Task to complete: Each line from the top of the listing through the one holding "from bokeh.resources import INLINE" should be restated word for word, with nothing added and no pictures.

Raw data:
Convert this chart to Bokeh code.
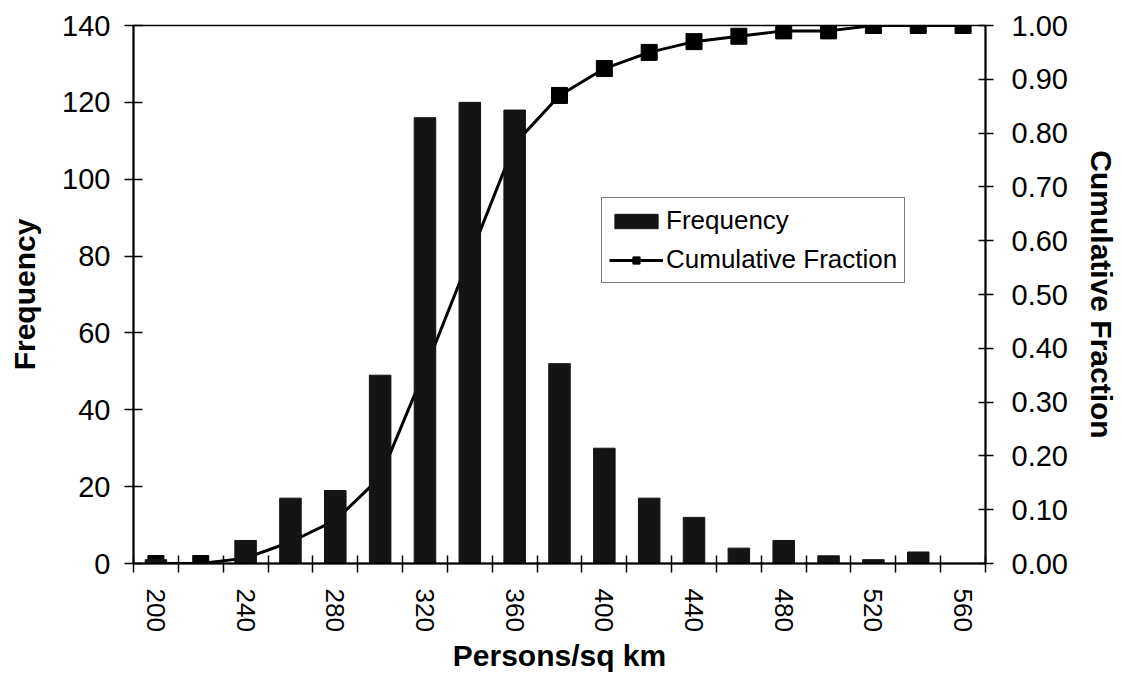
import math
from bokeh.plotting import figure
from bokeh.models import (Range1d, LinearAxis, FixedTicker, NumeralTickFormatter,
                          Legend, LegendItem, ColumnDataSource)
from bokeh.embed import file_html
from bokeh.resources import INLINE

# ---- data ----
categories = [200, 220, 240, 260, 280, 300, 320, 340, 360, 380,
              400, 420, 440, 460, 480, 500, 520, 540, 560]
frequency = [1, 0, 6, 17, 19, 49, 116, 120, 118, 52,
             30, 17, 12, 4, 6, 2, 1, 3, 0]
cumulative = [0.00, 0.00, 0.01, 0.04, 0.08, 0.16, 0.36, 0.57, 0.78, 0.87,
              0.92, 0.95, 0.97, 0.98, 0.99, 0.99, 1.00, 1.00, 1.00]
x_tick_labels = [200, 240, 280, 320, 360, 400, 440, 480, 520, 560]
freq_ticks = [0, 20, 40, 60, 80, 100, 120, 140]
cum_ticks = [0.0, 0.1, 0.2, 0.3, 0.4, 0.5, 0.6, 0.7, 0.8, 0.9, 1.0]

FONT = "Liberation Sans"
step = categories[1] - categories[0]
boundaries = [c - step / 2 for c in categories] + [categories[-1] + step / 2]

src = ColumnDataSource(dict(x=categories, freq=frequency, cum=cumulative))

p = figure(width=1120, height=675, output_backend="svg", toolbar_location=None,
           x_range=Range1d(boundaries[0], boundaries[-1]),
           y_range=Range1d(0, 140),
           min_border_left=133, min_border_right=133,
           min_border_top=25, min_border_bottom=112)
p.extra_y_ranges = {"cum": Range1d(0, 1)}
p.xgrid.visible = False
p.ygrid.visible = False
p.outline_line_color = "black"
p.outline_line_width = 1.5
p.background_fill_color = "white"
p.border_fill_color = "white"

# line + markers first (drawn behind the bars, as in the reference)
ln = p.line("x", "cum", source=src, y_range_name="cum", line_color="black", line_width=3)
mk = p.scatter("x", "cum", source=src, y_range_name="cum", marker="square", size=16,
               fill_color="black", line_color="black")
bars = p.vbar(x="x", top="freq", width=step * 0.48, source=src,
              fill_color="#141414", line_color="#141414")

# x axis
xa = p.xaxis[0]
xa.ticker = FixedTicker(ticks=x_tick_labels, minor_ticks=boundaries)
xa.major_tick_in = 0
xa.major_tick_out = 0
xa.minor_tick_in = 8
xa.minor_tick_out = 9
xa.minor_tick_line_color = "black"
xa.minor_tick_line_width = 1.5
xa.major_label_orientation = -math.pi / 2
xa.major_label_text_font = FONT
xa.major_label_text_font_size = "26px"
xa.major_label_text_color = "black"
xa.major_label_standoff = 16
xa.axis_line_width = 2
xa.axis_label = "Persons/sq km"
xa.axis_label_text_font = FONT
xa.axis_label_text_font_style = "bold"
xa.axis_label_text_font_size = "30px"
xa.axis_label_text_color = "black"
xa.axis_label_standoff = 4

# left axis
ya = p.yaxis[0]
ya.ticker = FixedTicker(ticks=freq_ticks, minor_ticks=[])
ya.major_tick_in = 9
ya.major_tick_out = 9
ya.major_tick_line_width = 1.5
ya.minor_tick_line_color = None
ya.axis_line_width = 2
ya.major_label_text_font = FONT
ya.major_label_text_font_size = "29px"
ya.major_label_text_color = "black"
ya.major_label_standoff = 14
ya.axis_label = "Frequency"
ya.axis_label_text_font = FONT
ya.axis_label_text_font_style = "bold"
ya.axis_label_text_font_size = "30px"
ya.axis_label_text_color = "black"
ya.axis_label_standoff = 18

# right axis
ra = LinearAxis(y_range_name="cum",
                ticker=FixedTicker(ticks=cum_ticks, minor_ticks=[]),
                formatter=NumeralTickFormatter(format="0.00"))
ra.major_tick_in = 7
ra.major_tick_out = 8
ra.major_tick_line_width = 1.5
ra.minor_tick_line_color = None
ra.axis_line_width = 2
ra.major_label_text_font = FONT
ra.major_label_text_font_size = "29px"
ra.major_label_text_color = "black"
ra.major_label_standoff = 18
ra.axis_label = "Cumulative Fraction"
ra.axis_label_text_font = FONT
ra.axis_label_text_font_style = "bold"
ra.axis_label_text_font_size = "30px"
ra.axis_label_text_color = "black"
ra.axis_label_standoff = 14
p.add_layout(ra, "right")

legend = Legend(items=[LegendItem(label="Frequency", renderers=[bars]),
                       LegendItem(label="Cumulative Fraction", renderers=[ln, mk])],
                location=(468, 280))
legend.label_text_font = FONT
legend.label_text_font_size = "26px"
legend.label_text_color = "black"
legend.label_standoff = 3
legend.glyph_width = 54
legend.glyph_height = 18
legend.label_height = 30
legend.spacing = 8
legend.padding = 7
legend.margin = 0
legend.border_line_color = "black"
legend.border_line_width = 1.2
legend.background_fill_alpha = 1
p.add_layout(legend, "center")

open("out.html", "w").write(file_html(p, INLINE))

Task answer:
Convert this chart to Bokeh code.
import math
from bokeh.plotting import figure
from bokeh.models import (Range1d, LinearAxis, FixedTicker, NumeralTickFormatter,
                          Legend, LegendItem, ColumnDataSource)
from bokeh.embed import file_html
from bokeh.resources import INLINE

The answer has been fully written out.